RECORD LIST.
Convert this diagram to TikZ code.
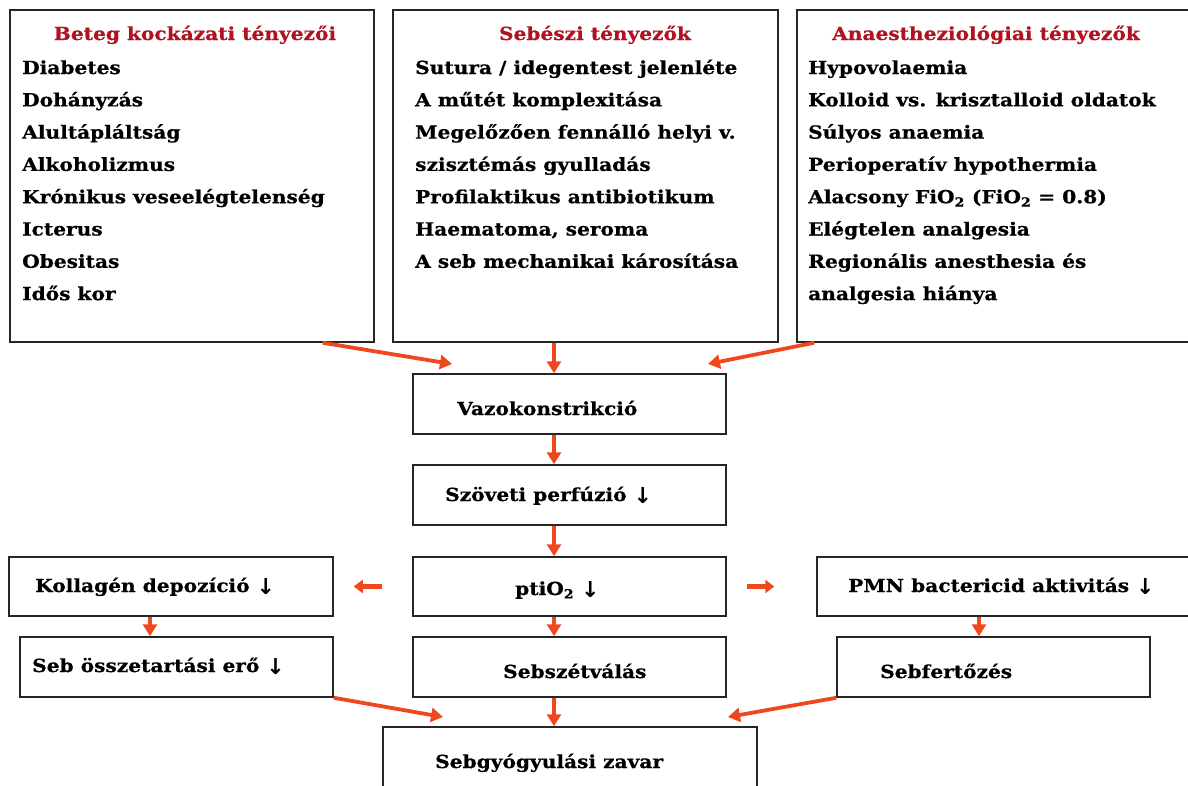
\documentclass[tikz,border=0pt]{standalone}
\usepackage{fontspec}
\setmainfont{DejaVu Serif}[FakeStretch=1.12, BoldFeatures={FakeBold=0.6}]
\newfontfamily\symfont{DejaVu Sans}
\usetikzlibrary{arrows.meta}
\definecolor{arrowred}{RGB}{240,72,30}
\definecolor{titlered}{RGB}{176,18,32}
\newcommand{\dnarrow}{\raisebox{-2.5pt}{\symfont\bfseries\fontsize{22}{22}\selectfont ↓}}
\begin{document}
\begin{tikzpicture}[x=1pt,y=-1pt,
  box/.style={draw=black!85, line width=1.5pt, rectangle, inner sep=0pt},
  txt/.style={anchor=base west, inner sep=0pt, font=\fontsize{18}{21}\selectfont\bfseries},
  ttl/.style={anchor=base, inner sep=0pt, text=titlered, font=\fontsize{18}{21}\selectfont\bfseries},
  arr/.style={draw=arrowred, line width=3.8pt, -{Triangle[length=12pt,width=14pt]}},
  sarr/.style={draw=arrowred, line width=4.5pt, -{Triangle[length=9pt,width=13pt]}},
]
\useasboundingbox (0,0) rectangle (1188,785);
\clip (0,0) rectangle (1188,785);
% top boxes
\node[box, minimum width=364pt, minimum height=332pt] (b1) at (192,176) {};
\node[box, minimum width=385pt, minimum height=332pt] (b2) at (585.5,176) {};
\node[box, minimum width=399pt, minimum height=332pt] (b3) at (996.5,176) {};
% flow boxes
\node[box, minimum width=313pt, minimum height=60pt] (vaz) at (569.5,404) {};
\node[box, minimum width=313pt, minimum height=60pt] (szo) at (569.5,495) {};
\node[box, minimum width=313pt, minimum height=59pt] (pti) at (569.5,586.5) {};
\node[box, minimum width=313pt, minimum height=60pt] (sebsz) at (569.5,667) {};
\node[box, minimum width=374pt, minimum height=73pt] (sebgy) at (570,763.5) {};
\node[box, minimum width=324pt, minimum height=59pt] (koll) at (171,586.5) {};
\node[box, minimum width=313pt, minimum height=60pt] (sebo) at (176.5,667) {};
\node[box, minimum width=379pt, minimum height=59pt] (pmn) at (1006.5,586.5) {};
\node[box, minimum width=313pt, minimum height=60pt] (sebf) at (993.5,667) {};
% titles
\node[ttl] (t1) at (195,40) {Beteg kockázati tényezői};
\node[ttl] (t2) at (595,40) {Sebészi tényezők};
\node[ttl] (t3) at (986,40) {Anaestheziológiai tényezők};
% box 1 items
\node[txt] (a1) at (22,74) {Diabetes};
\node[txt] (a2) at (22,106.3) {Dohányzás};
\node[txt] (a3) at (22,138.6) {Alultápláltság};
\node[txt] (a4) at (22,170.9) {Alkoholizmus};
\node[txt] (a5) at (22,203.2) {Krónikus veseelégtelenség};
\node[txt] (a6) at (22,235.5) {Icterus};
\node[txt] (a7) at (22,267.8) {Obesitas};
\node[txt] (a8) at (22,300.1) {Idős kor};
% box 2 items
\node[txt] (s1) at (415,74) {Sutura / idegentest jelenléte};
\node[txt] (s2) at (415,106.3) {A műtét komplexitása};
\node[txt] (s3) at (415,138.6) {Megelőzően fennálló helyi v.};
\node[txt] (s4) at (415,170.9) {szisztémás gyulladás};
\node[txt] (s5) at (415,203.2) {Profilaktikus antibiotikum};
\node[txt] (s6) at (415,235.5) {Haematoma, seroma};
\node[txt] (s7) at (415,267.8) {A seb mechanikai károsítása};
% box 3 items
\node[txt] (n1) at (808,74) {Hypovolaemia};
\node[txt] (n2) at (808,106.3) {Kolloid vs. krisztalloid oldatok};
\node[txt] (n3) at (808,138.6) {Súlyos anaemia};
\node[txt] (n4) at (808,170.9) {Perioperatív hypothermia};
\node[txt] (n5) at (808,203.2) {Alacsony FiO\textsubscript{2} (FiO\textsubscript{2} = 0.8)};
\node[txt] (n6) at (808,235.5) {Elégtelen analgesia};
\node[txt] (n7) at (808,267.8) {Regionális anesthesia és};
\node[txt] (n8) at (808,300.1) {analgesia hiánya};
% flow texts
\node[txt] (lvaz) at (457,415) {Vazokonstrikció};
\node[txt] (lszo) at (445,501) {Szöveti perfúzió \dnarrow};
\node[txt] (lpti) at (515,595) {ptiO\textsubscript{2} \dnarrow};
\node[txt] (lsebsz) at (503,678) {Sebszétválás};
\node[txt] (lsebgy) at (435,768) {Sebgyógyulási zavar};
\node[txt] (lkoll) at (35,592) {Kollagén depozíció \dnarrow};
\node[txt] (lsebo) at (32,672) {Seb összetartási erő \dnarrow};
\node[txt] (lpmn) at (848,592) {PMN bactericid aktivitás \dnarrow};
\node[txt] (lsebf) at (880,678) {Sebfertőzés};
% helper coordinates
\coordinate (cx) at (554,0);
\coordinate (cxl) at (150,0);
\coordinate (cxr) at (979,0);
\coordinate (e1) at (452,364);
\coordinate (e3) at (708,364);
\coordinate (e4) at (443,717);
\coordinate (e5) at (728,717);
% connectors
\draw[arr] ([xshift=-52pt]b1.south east) -- (e1);
\draw[arr] (b2.south -| cx) -- (vaz.north -| cx);
\draw[arr] ([xshift=18pt]b3.south west) -- (e3);
\draw[arr] (vaz.south -| cx) -- (szo.north -| cx);
\draw[arr] (szo.south -| cx) -- (pti.north -| cx);
\draw[arr] (pti.south -| cx) -- (sebsz.north -| cx);
\draw[arr] (sebsz.south -| cx) -- (sebgy.north -| cx);
\draw[sarr] ([xshift=-30pt]pti.west) -- ([xshift=20pt]koll.east);
\draw[sarr] ([xshift=20pt]pti.east) -- ([xshift=-42pt]pmn.west);
\draw[arr] (koll.south -| cxl) -- (sebo.north -| cxl);
\draw[arr] (pmn.south -| cxr) -- (sebf.north -| cxr);
\draw[arr] (sebo.south east) -- (e4);
\draw[arr] (sebf.south west) -- (e5);
\end{tikzpicture}
\end{document}
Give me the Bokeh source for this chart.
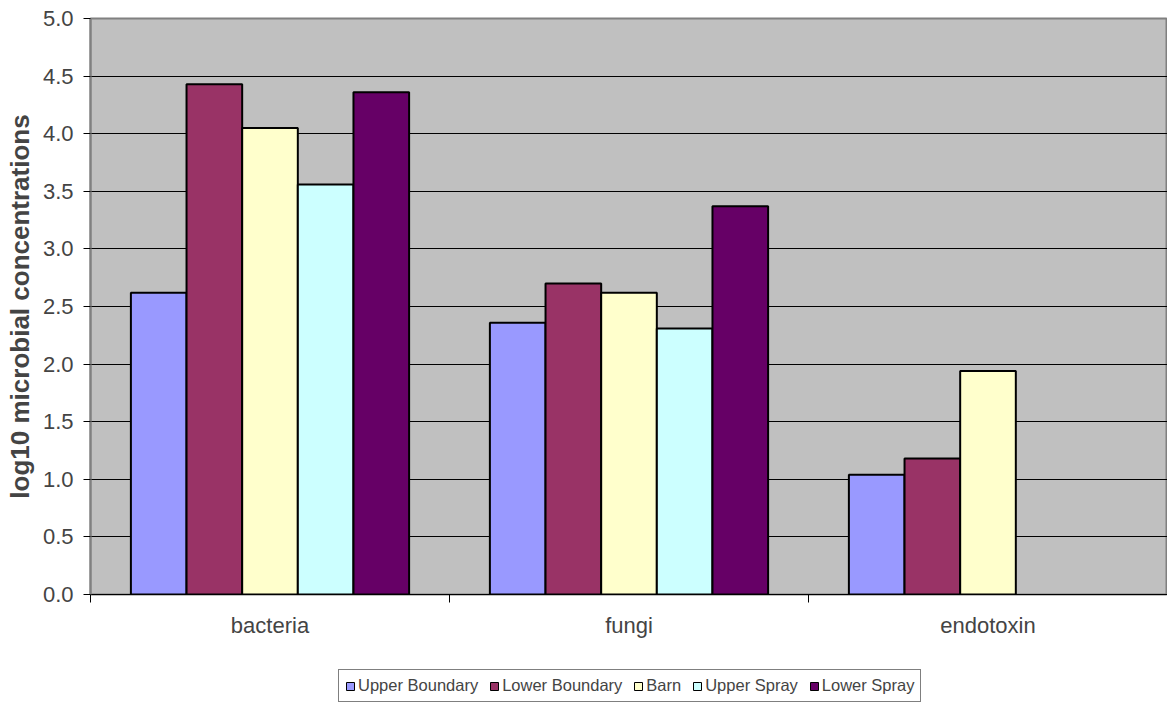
from bokeh.plotting import figure
from bokeh.layouts import column
from bokeh.models import (ColumnDataSource, FixedTicker, Range1d, Legend,
                          LegendItem, NumeralTickFormatter)
from bokeh.embed import file_html
from bokeh.resources import INLINE

# Sample types (x-axis groups)
categories = ["bacteria", "fungi", "endotoxin"]

# Sampling locations (one bar per location in each group)
series = ["Upper Boundary", "Lower Boundary", "Barn", "Upper Spray", "Lower Spray"]

# log10 concentrations, one list per location, ordered as categories
upper_boundary = [2.62, 2.36, 1.04]
lower_boundary = [4.43, 2.70, 1.18]
barn = [4.05, 2.62, 1.94]
upper_spray = [3.56, 2.31, float("nan")]
lower_spray = [4.36, 3.37, float("nan")]

y_ticks = [0.0, 0.5, 1.0, 1.5, 2.0, 2.5, 3.0, 3.5, 4.0, 4.5, 5.0]

colors = ["#9999FF", "#993366", "#FFFFCC", "#CCFFFF", "#660066"]
values = [upper_boundary, lower_boundary, barn, upper_spray, lower_spray]

FONT = "Liberation Sans"
BAR_W = 0.155

centers = [i + 0.5 for i in range(len(categories))]
sources = []
for k, vals in enumerate(values):
    xs = [c + (k - 2) * BAR_W for c in centers]
    sources.append(ColumnDataSource(dict(x=xs, top=vals)))

# ---- main bar chart -------------------------------------------------------
p = figure(frame_width=1077, frame_height=576, output_backend="svg",
           toolbar_location=None, x_range=Range1d(0, 3), y_range=Range1d(0, 5),
           min_border_left=90, min_border_top=18, min_border_bottom=60,
           min_border_right=0)
p.border_fill_color = "white"
p.background_fill_color = "#C0C0C0"
p.outline_line_color = "#808080"
p.outline_line_width = 2

for src, col in zip(sources, colors):
    p.vbar(x="x", top="top", width=BAR_W, bottom=0, source=src,
           fill_color=col, line_color="black", line_width=2)

# x axis: labels at group centres, tick marks at group boundaries
p.xaxis.ticker = FixedTicker(ticks=centers, minor_ticks=[0, 1, 2, 3])
p.xaxis.major_label_overrides = {c: n for c, n in zip(centers, categories)}
p.xaxis.major_tick_line_color = None
p.xaxis.minor_tick_out = 8
p.xaxis.minor_tick_in = 0
p.xaxis.minor_tick_line_color = "black"
p.xaxis.axis_line_color = "black"
p.xaxis.axis_line_width = 1
p.xaxis.major_label_text_font = FONT
p.xaxis.major_label_text_font_size = "22px"
p.xaxis.major_label_standoff = 10

p.yaxis.ticker = FixedTicker(ticks=y_ticks)
p.yaxis.formatter = NumeralTickFormatter(format="0.0")
p.yaxis.minor_tick_line_color = None
p.yaxis.major_tick_out = 7
p.yaxis.major_tick_in = 0
p.yaxis.major_tick_line_color = "black"
p.yaxis.axis_line_color = "#808080"
p.yaxis.axis_line_width = 2
p.yaxis.major_label_text_font = FONT
p.yaxis.major_label_text_font_size = "22px"
p.yaxis.major_label_standoff = 10
p.yaxis.axis_label = "log10 microbial concentrations"
p.yaxis.axis_label_text_font = FONT
p.yaxis.axis_label_text_font_style = "bold"
p.yaxis.axis_label_text_font_size = "26px"
p.yaxis.axis_label_standoff = 5

p.xgrid.grid_line_color = None
p.ygrid.ticker = FixedTicker(ticks=y_ticks)
p.ygrid.grid_line_color = "black"
p.ygrid.grid_line_width = 1
p.ygrid.grid_line_alpha = 1.0

# ---- legend strip under the chart -----------------------------------------
# hidden copies of the bar series supply the legend swatches
leg = figure(width=1167, height=48, output_backend="svg", toolbar_location=None,
             x_axis_type=None, y_axis_type=None, x_range=Range1d(0, 3),
             y_range=Range1d(0, 5), min_border=0)
leg.outline_line_color = None
leg.grid.visible = False
leg.background_fill_color = "white"
leg.border_fill_color = "white"

items = []
for name, src, col in zip(series, sources, colors):
    r = leg.vbar(x="x", top="top", width=BAR_W, bottom=0, source=src,
                 fill_color=col, line_color="black", line_width=1,
                 visible=False)
    items.append(LegendItem(label=name, renderers=[r]))

legend = Legend(items=items, orientation="horizontal", location=(248, 0),
                label_text_font=FONT, label_text_font_size="16.5px",
                glyph_width=10, glyph_height=10, label_standoff=3,
                spacing=11, padding=6, margin=0,
                inactive_fill_alpha=0.0,
                border_line_color="black", border_line_width=1,
                background_fill_color="white", background_fill_alpha=1.0)
leg.add_layout(legend, "center")

layout = column(p, leg, spacing=0)
open("out.html", "w").write(file_html(layout, INLINE))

GIVEN PROBLEM.
Only lines with the word "chart" should be collected from the material.

SOLUTION TO THE PROBLEM.
Give me the Bokeh source for this chart.
# ---- main bar chart -------------------------------------------------------
# ---- legend strip under the chart -----------------------------------------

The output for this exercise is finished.